Devant cet emboîtement de formes circulaires, l’artiste a placé deux haut-parleurs qui émettent des sons provenant de bandes sonores différentes. La première est la Valse sentimentale de Tchaïkovski jouée par Clara Rockmore au thérémine, instrument électronique qui émet des sons produits par des ondes. Les mains du musicien ne touchent pas l’instrument, d’où l’étrangeté de sa sonorité. Au mystère ainsi suggéré, le morceau interprété, quant à lui, apporte une tonalité doucement mélancolique.

Le second haut-parleur émet les hésitations d’une voix masculine. Il s’agit de passages que Michael A. Robinson a extraits de l’interview de Richard Tuttle interrogé au sujet du travail d’Agnès Martin. Une fois encore, Michael A. Robinson procède à une mise en abyme puisqu’il s’agit d’une œuvre provenant du discours d’un homme sur une autre artiste, et donc d’une recontextualisation. En diffusant ces marques d’hésitation du discours, Michael A. Robinson montre éga­lement la difficulté de décrire la véritable portée d’une œuvre d’art. Sa résonance appartient à l’impossible à dire et ne peut être décrit. Si la parole peut accompagner l’aspect formel d’une œuvre, elle ne peut s’aventurer au-delà de la matière. Les deux bandes sonores se font alors écho, puisque toutes deux se référent à l’immatériel : l’une par une musique très mystérieuse, l’autre par l’évocation de l’indicible.

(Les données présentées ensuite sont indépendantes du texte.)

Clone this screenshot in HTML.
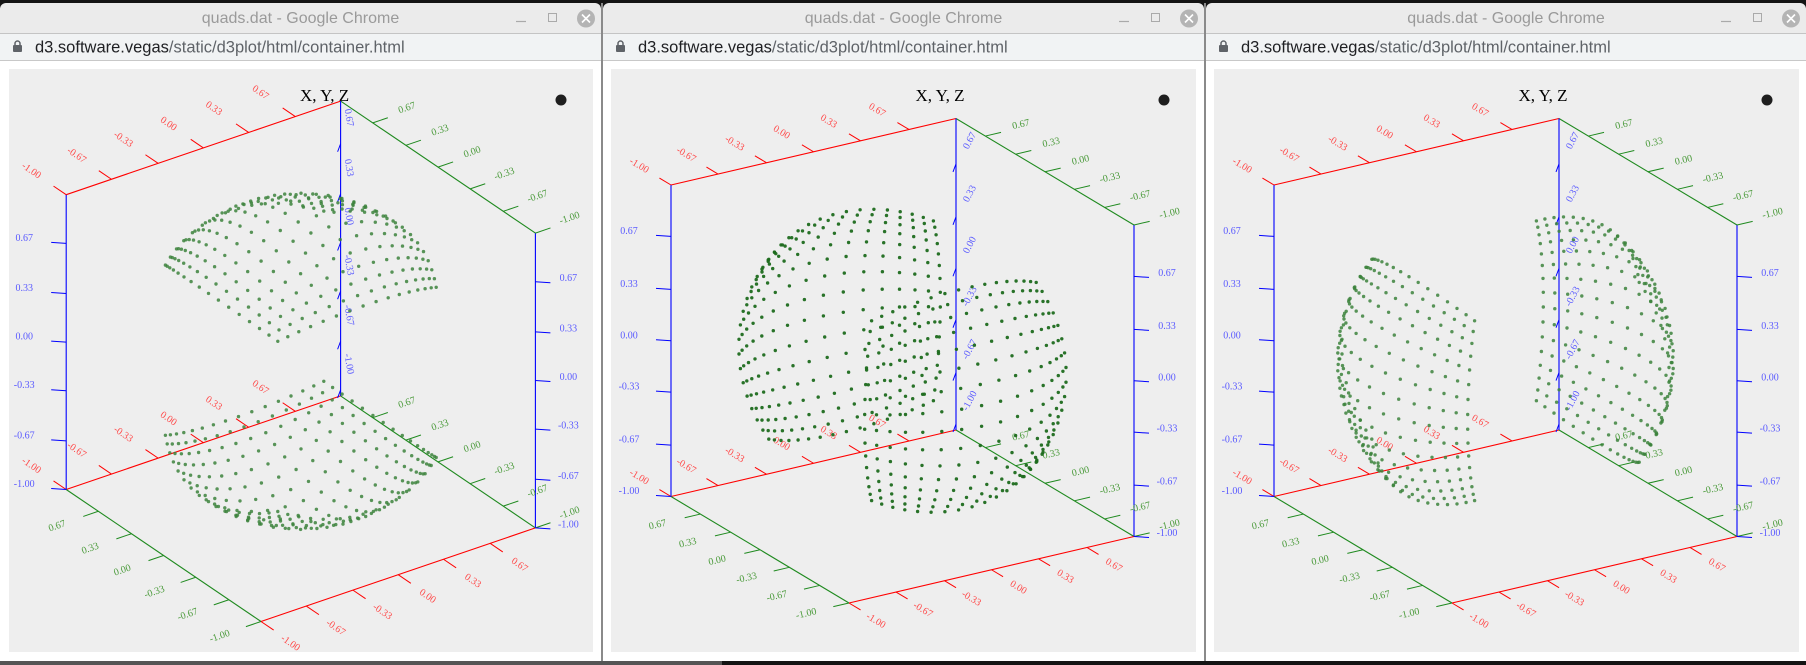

Si les œuvres de Michael A. Robinson se veulent vidées de tout propos et tendent vers l’objectivité, elles n’en demeurent pas moins marquées par la sensibilité de celui qui les crée. La valse mélancolique de Tchaïkovski et le bleu des cercles et des aquariums confèrent une certaine affectivité à l’exposition. En cela, les œuvres de Mesures d’austérité se veulent, avec le plus de simplicité possible, des expressions de l’immatériel mais à travers une approche très personnelle et intimiste. Si l’exposition se veut modeste, « austère », elle n’en effleure pas moins les confins de l’art – là où la parole se tait. 

L’artiste est représenté, à Montréal, par la Galerie Antoine Ertaskiran.

(1) Nicole Everaert-Desmedt, Interpréter l’art contemporain : La sémiotique peircienne, De Boeck, Bruxelles, 2006.